Collected data
┌──

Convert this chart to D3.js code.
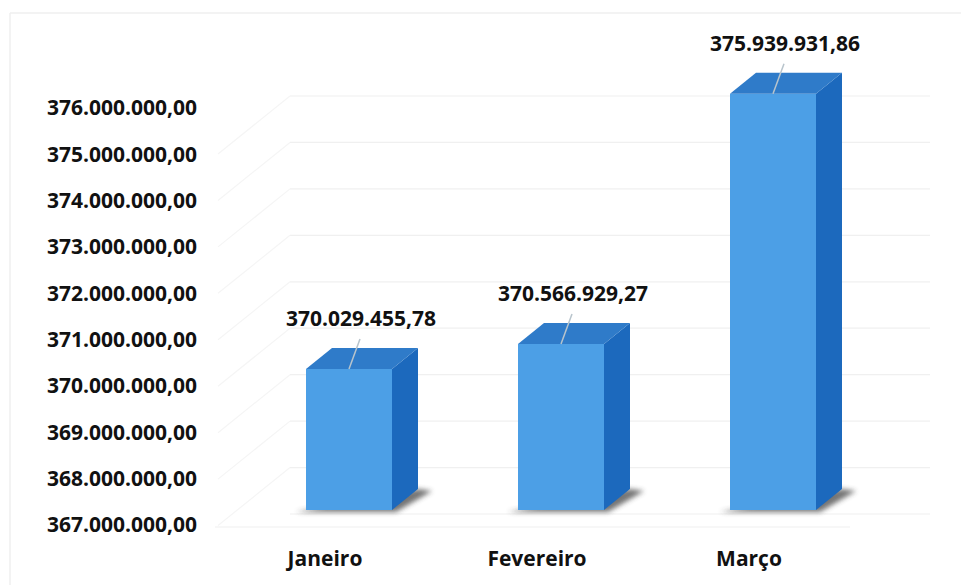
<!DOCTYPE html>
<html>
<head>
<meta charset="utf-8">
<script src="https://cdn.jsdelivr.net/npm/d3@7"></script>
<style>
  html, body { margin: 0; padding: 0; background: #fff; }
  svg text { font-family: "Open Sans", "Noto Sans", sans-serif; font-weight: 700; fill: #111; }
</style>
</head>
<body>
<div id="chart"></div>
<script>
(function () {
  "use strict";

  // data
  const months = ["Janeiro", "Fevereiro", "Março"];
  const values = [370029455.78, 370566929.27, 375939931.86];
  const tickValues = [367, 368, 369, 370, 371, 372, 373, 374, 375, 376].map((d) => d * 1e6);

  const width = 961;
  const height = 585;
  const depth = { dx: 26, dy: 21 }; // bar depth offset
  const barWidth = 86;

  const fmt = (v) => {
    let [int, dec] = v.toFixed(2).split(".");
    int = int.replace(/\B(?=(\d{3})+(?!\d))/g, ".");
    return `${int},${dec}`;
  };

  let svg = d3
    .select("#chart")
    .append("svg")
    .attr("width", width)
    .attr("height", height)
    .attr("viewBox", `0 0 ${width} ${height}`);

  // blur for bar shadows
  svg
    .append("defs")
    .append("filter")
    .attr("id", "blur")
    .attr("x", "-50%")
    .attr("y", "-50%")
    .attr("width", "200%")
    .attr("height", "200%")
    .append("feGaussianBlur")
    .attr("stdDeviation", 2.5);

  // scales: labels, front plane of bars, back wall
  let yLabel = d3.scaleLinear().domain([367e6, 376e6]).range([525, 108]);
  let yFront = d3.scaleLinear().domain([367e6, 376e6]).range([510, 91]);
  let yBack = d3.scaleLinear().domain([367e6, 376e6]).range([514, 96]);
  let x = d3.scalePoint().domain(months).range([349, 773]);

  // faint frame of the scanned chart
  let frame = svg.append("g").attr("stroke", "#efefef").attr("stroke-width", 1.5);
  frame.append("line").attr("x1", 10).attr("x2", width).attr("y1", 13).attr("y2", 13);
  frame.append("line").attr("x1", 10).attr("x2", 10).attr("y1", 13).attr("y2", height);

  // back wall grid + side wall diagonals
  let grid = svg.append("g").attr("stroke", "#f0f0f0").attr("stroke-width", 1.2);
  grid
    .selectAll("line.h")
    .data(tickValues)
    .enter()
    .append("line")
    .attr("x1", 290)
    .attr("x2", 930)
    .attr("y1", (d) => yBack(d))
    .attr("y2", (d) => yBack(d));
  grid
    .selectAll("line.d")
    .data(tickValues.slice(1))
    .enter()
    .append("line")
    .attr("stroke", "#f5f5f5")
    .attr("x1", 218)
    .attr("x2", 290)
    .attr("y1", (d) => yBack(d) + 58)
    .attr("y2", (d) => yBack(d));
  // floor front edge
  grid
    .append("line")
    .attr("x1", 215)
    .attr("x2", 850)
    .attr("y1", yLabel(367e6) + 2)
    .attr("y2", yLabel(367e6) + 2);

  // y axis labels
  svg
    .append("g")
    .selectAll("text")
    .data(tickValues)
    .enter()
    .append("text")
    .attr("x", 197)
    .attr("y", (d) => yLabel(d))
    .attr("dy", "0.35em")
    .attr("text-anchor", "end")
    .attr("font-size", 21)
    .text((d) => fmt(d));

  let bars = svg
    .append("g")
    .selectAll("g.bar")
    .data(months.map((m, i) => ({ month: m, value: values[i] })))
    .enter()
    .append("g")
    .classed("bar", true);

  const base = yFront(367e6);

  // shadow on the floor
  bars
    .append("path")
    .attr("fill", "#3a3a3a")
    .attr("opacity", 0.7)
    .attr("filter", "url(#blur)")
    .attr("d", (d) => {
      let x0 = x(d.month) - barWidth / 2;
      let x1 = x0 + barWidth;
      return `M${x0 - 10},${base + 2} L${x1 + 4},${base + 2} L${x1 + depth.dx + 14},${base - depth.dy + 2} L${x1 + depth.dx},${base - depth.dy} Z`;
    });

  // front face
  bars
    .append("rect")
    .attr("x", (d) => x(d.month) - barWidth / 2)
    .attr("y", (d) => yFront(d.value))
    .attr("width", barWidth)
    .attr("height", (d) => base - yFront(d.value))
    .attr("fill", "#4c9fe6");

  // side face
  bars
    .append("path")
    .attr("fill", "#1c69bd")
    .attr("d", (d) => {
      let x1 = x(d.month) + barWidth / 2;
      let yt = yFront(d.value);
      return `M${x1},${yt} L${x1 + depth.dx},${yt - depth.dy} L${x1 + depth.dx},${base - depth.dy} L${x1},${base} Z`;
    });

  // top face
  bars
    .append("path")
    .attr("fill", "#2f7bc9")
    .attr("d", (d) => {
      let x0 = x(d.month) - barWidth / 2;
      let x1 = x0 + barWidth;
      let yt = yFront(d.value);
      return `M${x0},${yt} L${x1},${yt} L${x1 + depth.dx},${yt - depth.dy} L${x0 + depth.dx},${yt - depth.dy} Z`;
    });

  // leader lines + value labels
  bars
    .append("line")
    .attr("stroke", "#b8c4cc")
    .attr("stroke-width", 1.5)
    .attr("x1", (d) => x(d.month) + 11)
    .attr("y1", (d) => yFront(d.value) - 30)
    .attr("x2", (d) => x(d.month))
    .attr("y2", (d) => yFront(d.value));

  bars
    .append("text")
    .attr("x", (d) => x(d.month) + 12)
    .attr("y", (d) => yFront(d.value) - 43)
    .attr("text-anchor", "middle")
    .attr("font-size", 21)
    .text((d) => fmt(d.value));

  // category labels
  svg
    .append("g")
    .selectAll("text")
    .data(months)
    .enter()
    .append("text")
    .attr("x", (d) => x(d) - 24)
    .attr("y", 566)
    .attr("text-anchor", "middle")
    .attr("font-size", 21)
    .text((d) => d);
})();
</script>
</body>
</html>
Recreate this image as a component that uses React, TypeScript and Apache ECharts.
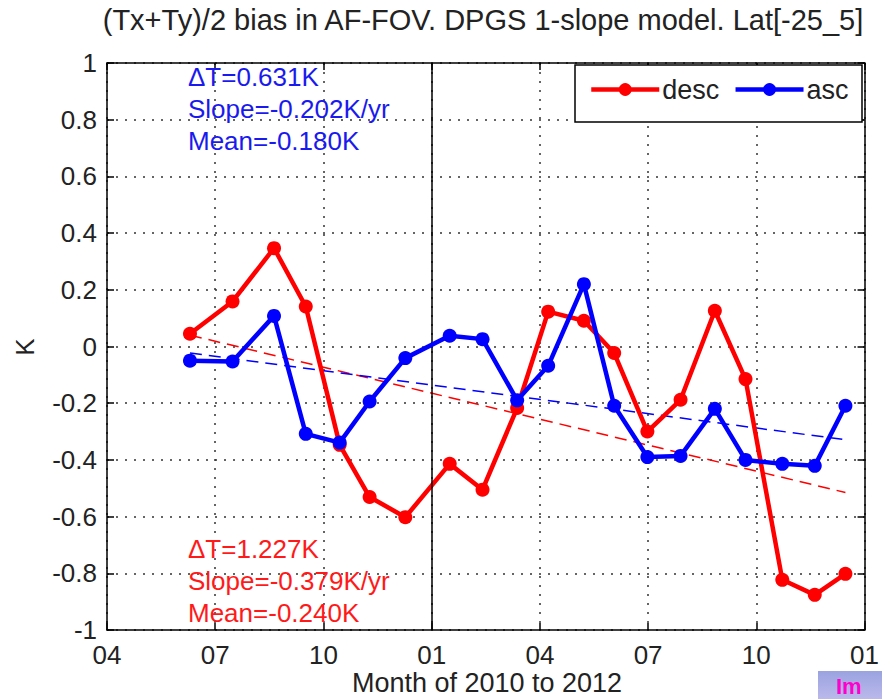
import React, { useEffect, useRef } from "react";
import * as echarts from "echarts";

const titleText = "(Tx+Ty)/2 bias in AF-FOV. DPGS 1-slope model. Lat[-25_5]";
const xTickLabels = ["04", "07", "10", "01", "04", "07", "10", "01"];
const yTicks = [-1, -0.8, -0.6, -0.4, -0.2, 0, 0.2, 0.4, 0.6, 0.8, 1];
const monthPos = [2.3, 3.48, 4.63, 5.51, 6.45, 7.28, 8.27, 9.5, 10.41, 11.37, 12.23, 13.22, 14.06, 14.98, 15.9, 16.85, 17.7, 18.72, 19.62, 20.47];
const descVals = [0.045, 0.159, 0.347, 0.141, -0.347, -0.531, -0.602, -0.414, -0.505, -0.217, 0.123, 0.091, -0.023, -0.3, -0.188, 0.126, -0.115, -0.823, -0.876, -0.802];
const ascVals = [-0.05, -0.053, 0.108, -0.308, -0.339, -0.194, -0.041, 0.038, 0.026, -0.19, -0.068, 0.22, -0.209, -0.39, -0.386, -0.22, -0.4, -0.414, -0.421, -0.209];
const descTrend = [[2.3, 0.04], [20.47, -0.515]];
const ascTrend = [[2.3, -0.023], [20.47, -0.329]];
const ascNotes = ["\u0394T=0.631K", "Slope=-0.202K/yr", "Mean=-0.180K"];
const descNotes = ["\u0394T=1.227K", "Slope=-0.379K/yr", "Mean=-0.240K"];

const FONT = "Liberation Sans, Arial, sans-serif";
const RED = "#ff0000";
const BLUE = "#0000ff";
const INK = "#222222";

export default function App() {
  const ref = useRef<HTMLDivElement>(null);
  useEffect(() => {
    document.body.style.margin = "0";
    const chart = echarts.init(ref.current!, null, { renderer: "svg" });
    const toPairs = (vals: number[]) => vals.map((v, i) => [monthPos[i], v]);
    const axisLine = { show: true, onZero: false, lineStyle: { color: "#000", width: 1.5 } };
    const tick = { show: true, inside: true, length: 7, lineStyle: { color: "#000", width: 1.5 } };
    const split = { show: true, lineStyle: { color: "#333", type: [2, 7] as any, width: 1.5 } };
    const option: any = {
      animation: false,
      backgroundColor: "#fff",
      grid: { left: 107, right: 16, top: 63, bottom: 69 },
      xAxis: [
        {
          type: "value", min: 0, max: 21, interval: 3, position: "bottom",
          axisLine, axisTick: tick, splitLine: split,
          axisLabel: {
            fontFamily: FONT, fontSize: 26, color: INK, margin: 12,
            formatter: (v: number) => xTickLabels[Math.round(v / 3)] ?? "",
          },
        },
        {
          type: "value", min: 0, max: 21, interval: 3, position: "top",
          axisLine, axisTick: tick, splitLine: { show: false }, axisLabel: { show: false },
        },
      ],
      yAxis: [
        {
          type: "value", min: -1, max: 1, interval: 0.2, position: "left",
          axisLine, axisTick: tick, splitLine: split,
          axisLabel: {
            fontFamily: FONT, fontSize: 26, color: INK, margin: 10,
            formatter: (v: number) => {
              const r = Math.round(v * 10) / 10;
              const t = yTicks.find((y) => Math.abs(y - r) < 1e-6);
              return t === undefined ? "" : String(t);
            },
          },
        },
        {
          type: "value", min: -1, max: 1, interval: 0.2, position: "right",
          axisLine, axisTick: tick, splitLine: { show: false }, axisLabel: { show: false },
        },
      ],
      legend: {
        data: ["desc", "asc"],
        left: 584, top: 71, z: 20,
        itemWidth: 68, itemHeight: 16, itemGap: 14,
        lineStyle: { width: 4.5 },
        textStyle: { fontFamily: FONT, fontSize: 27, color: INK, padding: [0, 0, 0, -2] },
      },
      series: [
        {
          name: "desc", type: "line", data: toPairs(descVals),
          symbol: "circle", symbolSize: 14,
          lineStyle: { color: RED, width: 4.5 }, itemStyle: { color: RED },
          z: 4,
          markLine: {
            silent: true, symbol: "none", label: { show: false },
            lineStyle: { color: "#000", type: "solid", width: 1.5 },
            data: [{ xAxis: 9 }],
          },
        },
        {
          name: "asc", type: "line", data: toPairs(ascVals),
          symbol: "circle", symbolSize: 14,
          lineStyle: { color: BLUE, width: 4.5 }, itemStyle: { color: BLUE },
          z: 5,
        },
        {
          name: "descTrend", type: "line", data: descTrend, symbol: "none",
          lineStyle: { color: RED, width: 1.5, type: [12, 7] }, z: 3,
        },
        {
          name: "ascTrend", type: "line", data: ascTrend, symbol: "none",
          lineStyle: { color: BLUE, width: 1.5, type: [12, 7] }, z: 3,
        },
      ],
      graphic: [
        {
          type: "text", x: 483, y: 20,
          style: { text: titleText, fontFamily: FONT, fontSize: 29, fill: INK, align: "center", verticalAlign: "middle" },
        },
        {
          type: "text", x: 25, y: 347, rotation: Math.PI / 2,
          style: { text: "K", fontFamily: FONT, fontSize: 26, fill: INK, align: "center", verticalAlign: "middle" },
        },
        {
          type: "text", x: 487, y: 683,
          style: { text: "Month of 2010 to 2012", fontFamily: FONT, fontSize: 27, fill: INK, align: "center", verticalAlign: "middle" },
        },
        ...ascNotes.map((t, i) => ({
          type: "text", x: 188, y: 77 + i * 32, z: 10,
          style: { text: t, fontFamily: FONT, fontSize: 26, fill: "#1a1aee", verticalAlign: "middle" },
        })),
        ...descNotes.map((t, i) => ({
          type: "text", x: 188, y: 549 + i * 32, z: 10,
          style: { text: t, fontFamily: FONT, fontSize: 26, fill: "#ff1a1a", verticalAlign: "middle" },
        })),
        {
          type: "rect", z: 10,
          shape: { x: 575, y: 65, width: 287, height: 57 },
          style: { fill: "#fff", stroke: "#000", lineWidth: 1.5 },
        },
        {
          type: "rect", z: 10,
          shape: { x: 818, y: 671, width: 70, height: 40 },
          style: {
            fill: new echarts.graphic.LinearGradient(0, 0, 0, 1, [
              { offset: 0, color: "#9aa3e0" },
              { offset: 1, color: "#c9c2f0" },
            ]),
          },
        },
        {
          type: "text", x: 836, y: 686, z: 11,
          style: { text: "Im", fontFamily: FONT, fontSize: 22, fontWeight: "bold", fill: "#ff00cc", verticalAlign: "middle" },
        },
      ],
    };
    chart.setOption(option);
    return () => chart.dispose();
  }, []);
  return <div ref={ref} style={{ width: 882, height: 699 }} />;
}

└──

Exercise goal
Look above for the line containing "Recreate this image", then write out every line from there down to the line containing "import * as", that line included, with no pictures.

Response to the task
Recreate this image as a component that uses React, TypeScript and Apache ECharts.
import React, { useEffect, useRef } from "react";
import * as echarts from "echarts";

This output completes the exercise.